> [WHAT TO PRODUCE] The lines to extract run from the start of the records through the line with "var g = svg.append('g').attr('transform', 'translate('", both ends included; drop the pictures.

-=-=-=-=-

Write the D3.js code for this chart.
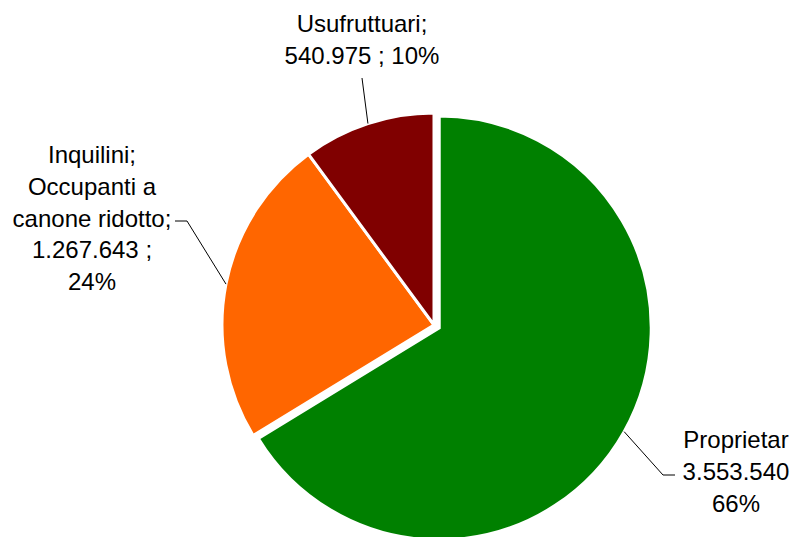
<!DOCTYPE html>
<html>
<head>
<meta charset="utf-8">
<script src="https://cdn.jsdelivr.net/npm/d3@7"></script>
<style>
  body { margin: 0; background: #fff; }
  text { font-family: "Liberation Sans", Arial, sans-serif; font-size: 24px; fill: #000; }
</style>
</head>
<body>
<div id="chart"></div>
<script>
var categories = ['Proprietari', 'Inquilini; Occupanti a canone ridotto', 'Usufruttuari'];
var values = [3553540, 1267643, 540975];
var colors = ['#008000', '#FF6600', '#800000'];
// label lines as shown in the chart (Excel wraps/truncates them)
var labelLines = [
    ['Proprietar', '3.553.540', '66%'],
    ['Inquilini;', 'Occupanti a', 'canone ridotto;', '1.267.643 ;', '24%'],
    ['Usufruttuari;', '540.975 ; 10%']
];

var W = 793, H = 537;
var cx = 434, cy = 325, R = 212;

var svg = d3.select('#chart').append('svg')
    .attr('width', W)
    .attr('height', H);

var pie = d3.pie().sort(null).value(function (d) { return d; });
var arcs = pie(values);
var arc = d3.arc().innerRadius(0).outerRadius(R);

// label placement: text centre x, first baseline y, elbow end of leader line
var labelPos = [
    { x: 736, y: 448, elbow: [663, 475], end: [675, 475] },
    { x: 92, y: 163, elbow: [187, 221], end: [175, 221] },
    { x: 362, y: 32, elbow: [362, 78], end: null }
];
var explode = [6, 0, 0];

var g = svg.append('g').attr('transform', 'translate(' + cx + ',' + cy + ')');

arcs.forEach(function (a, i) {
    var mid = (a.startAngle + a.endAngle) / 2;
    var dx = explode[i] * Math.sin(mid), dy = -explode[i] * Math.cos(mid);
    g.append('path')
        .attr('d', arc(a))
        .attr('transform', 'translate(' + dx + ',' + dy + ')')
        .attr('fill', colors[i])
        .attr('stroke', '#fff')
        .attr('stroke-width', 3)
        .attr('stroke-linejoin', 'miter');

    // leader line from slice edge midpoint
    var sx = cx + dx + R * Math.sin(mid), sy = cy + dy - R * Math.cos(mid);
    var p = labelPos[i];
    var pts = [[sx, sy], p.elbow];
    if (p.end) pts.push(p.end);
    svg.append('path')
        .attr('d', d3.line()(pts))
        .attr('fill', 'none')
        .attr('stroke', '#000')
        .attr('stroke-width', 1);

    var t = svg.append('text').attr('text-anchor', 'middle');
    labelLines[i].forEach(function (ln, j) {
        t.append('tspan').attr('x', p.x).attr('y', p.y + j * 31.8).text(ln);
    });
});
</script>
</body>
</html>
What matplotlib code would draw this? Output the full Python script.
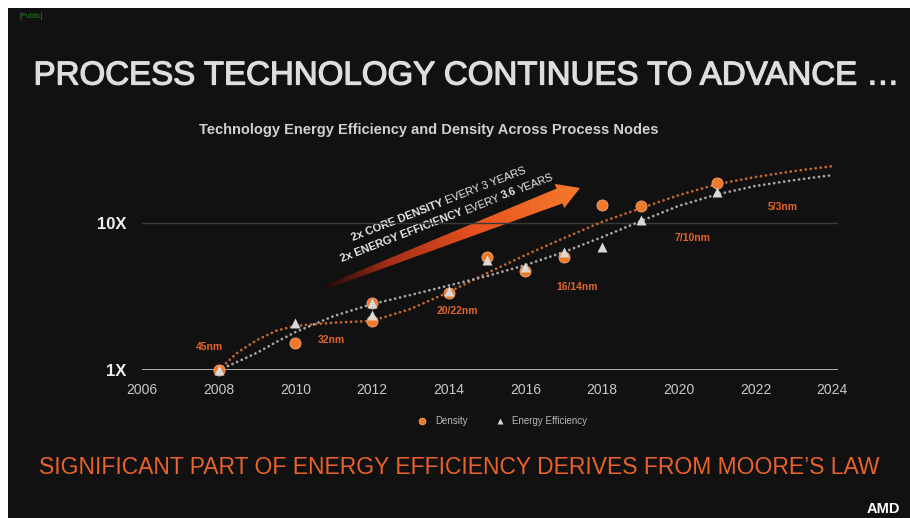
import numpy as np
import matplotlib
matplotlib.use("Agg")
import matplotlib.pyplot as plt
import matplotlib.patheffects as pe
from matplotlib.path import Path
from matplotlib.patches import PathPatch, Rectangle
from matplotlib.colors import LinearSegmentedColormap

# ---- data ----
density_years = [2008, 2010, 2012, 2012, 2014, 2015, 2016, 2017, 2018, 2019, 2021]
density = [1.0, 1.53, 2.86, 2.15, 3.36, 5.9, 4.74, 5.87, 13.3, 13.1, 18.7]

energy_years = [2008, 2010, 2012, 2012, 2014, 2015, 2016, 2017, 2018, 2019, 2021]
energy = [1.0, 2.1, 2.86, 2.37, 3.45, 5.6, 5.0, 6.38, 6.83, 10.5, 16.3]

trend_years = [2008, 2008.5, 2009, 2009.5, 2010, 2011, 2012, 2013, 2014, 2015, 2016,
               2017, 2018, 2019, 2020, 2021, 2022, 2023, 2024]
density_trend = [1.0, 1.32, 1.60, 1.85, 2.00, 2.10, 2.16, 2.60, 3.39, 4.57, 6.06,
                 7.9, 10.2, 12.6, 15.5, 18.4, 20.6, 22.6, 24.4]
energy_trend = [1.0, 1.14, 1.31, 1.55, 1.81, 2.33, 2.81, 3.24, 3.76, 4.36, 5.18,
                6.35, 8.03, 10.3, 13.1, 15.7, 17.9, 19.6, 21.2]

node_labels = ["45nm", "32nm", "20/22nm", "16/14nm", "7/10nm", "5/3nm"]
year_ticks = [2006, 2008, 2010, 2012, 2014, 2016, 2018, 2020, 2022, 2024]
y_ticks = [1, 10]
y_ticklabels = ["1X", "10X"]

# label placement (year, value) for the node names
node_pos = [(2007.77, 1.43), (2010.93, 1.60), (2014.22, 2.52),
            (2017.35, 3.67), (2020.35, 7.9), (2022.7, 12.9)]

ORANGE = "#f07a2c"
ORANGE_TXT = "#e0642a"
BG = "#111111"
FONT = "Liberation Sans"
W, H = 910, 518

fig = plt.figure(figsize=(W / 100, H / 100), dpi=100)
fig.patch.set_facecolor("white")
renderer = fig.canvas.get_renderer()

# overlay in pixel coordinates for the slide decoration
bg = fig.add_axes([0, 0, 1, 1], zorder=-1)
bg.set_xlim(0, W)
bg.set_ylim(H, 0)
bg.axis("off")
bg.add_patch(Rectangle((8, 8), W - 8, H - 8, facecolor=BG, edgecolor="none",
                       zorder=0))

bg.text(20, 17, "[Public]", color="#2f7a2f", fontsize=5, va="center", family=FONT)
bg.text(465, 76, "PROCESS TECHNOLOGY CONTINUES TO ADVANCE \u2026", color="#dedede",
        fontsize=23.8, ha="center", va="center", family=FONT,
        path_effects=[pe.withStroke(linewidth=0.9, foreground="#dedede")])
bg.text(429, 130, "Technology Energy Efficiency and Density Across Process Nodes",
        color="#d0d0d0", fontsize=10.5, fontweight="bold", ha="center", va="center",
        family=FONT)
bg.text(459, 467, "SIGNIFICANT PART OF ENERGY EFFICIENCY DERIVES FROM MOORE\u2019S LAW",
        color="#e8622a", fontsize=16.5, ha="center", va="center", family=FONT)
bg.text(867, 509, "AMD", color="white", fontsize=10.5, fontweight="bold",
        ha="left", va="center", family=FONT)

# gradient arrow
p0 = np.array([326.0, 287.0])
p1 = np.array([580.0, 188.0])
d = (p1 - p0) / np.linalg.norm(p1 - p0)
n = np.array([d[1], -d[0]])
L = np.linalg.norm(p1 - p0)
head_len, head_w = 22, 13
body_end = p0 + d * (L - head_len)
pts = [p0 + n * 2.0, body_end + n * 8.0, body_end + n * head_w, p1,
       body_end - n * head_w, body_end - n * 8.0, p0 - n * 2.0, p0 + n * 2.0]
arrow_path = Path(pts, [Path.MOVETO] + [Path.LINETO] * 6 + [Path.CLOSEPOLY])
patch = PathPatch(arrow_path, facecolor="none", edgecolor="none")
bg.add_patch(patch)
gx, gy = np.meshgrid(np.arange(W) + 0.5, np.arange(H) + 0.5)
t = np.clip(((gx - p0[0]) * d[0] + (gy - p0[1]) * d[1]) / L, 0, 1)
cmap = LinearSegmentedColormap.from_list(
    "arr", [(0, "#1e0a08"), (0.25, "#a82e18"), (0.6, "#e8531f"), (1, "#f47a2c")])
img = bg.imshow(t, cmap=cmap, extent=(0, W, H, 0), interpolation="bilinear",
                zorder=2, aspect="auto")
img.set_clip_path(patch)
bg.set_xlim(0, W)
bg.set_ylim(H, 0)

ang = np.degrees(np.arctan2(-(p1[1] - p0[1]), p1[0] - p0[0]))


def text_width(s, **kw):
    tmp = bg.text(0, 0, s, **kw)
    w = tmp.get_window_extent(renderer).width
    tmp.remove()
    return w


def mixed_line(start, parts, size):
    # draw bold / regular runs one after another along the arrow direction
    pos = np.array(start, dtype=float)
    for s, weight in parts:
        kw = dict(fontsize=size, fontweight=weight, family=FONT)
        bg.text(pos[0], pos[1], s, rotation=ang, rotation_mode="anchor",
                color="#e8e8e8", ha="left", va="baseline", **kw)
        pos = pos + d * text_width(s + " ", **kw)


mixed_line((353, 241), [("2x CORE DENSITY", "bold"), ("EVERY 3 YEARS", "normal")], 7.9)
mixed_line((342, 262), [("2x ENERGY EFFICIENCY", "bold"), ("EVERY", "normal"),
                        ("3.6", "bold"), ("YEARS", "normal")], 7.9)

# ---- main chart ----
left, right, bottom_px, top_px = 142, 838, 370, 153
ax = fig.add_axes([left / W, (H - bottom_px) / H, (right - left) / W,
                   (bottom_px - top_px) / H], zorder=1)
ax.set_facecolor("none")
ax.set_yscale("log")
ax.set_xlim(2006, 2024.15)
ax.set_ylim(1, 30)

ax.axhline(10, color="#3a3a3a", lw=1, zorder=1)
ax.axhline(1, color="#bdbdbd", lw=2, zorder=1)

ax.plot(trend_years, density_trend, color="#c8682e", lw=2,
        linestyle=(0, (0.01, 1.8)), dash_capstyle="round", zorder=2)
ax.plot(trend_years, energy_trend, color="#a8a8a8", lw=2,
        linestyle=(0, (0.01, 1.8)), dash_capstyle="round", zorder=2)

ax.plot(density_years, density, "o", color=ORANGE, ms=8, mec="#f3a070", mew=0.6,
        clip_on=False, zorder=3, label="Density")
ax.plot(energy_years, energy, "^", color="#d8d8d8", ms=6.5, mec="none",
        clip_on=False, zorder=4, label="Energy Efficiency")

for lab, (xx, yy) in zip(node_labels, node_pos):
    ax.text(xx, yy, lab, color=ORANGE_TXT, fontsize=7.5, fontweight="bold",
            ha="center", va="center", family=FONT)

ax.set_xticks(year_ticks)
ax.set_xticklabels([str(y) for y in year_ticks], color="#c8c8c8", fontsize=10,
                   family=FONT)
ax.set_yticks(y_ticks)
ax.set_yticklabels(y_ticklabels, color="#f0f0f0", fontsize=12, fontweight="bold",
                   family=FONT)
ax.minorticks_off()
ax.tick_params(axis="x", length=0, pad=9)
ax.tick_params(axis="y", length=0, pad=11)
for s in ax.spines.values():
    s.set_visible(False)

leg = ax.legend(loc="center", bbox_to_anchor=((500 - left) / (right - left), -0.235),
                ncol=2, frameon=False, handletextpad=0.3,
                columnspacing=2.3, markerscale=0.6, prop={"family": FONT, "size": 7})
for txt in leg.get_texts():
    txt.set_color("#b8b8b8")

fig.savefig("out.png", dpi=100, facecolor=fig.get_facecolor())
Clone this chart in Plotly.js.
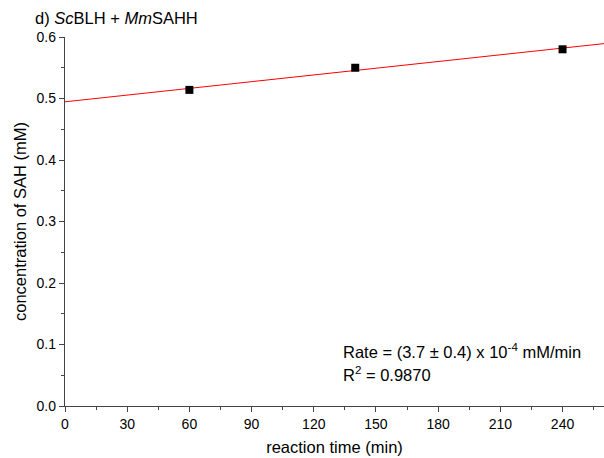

-=-=-=-=-

> [RESPONSE TO THE EXERCISE]
Write the D3.js code for this chart.
<!DOCTYPE html>
<html>
<head>
<meta charset="utf-8">
<script src="https://cdn.jsdelivr.net/npm/d3@7"></script>
<style>
  body { margin: 0; background: #fff; }
  text { font-family: "Liberation Sans", Arial, sans-serif; font-size: 24px; fill: #000; }
</style>
</head>
<body>
<div id="chart"></div>
<script>
var categories = ['Proprietari', 'Inquilini; Occupanti a canone ridotto', 'Usufruttuari'];
var values = [3553540, 1267643, 540975];
var colors = ['#008000', '#FF6600', '#800000'];
// label lines as shown in the chart (Excel wraps/truncates them)
var labelLines = [
    ['Proprietar', '3.553.540', '66%'],
    ['Inquilini;', 'Occupanti a', 'canone ridotto;', '1.267.643 ;', '24%'],
    ['Usufruttuari;', '540.975 ; 10%']
];

var W = 793, H = 537;
var cx = 434, cy = 325, R = 212;

var svg = d3.select('#chart').append('svg')
    .attr('width', W)
    .attr('height', H);

var pie = d3.pie().sort(null).value(function (d) { return d; });
var arcs = pie(values);
var arc = d3.arc().innerRadius(0).outerRadius(R);

// label placement: text centre x, first baseline y, elbow end of leader line
var labelPos = [
    { x: 736, y: 448, elbow: [663, 475], end: [675, 475] },
    { x: 92, y: 163, elbow: [187, 221], end: [175, 221] },
    { x: 362, y: 32, elbow: [362, 78], end: null }
];
var explode = [6, 0, 0];

var g = svg.append('g').attr('transform', 'translate(' + cx + ',' + cy + ')');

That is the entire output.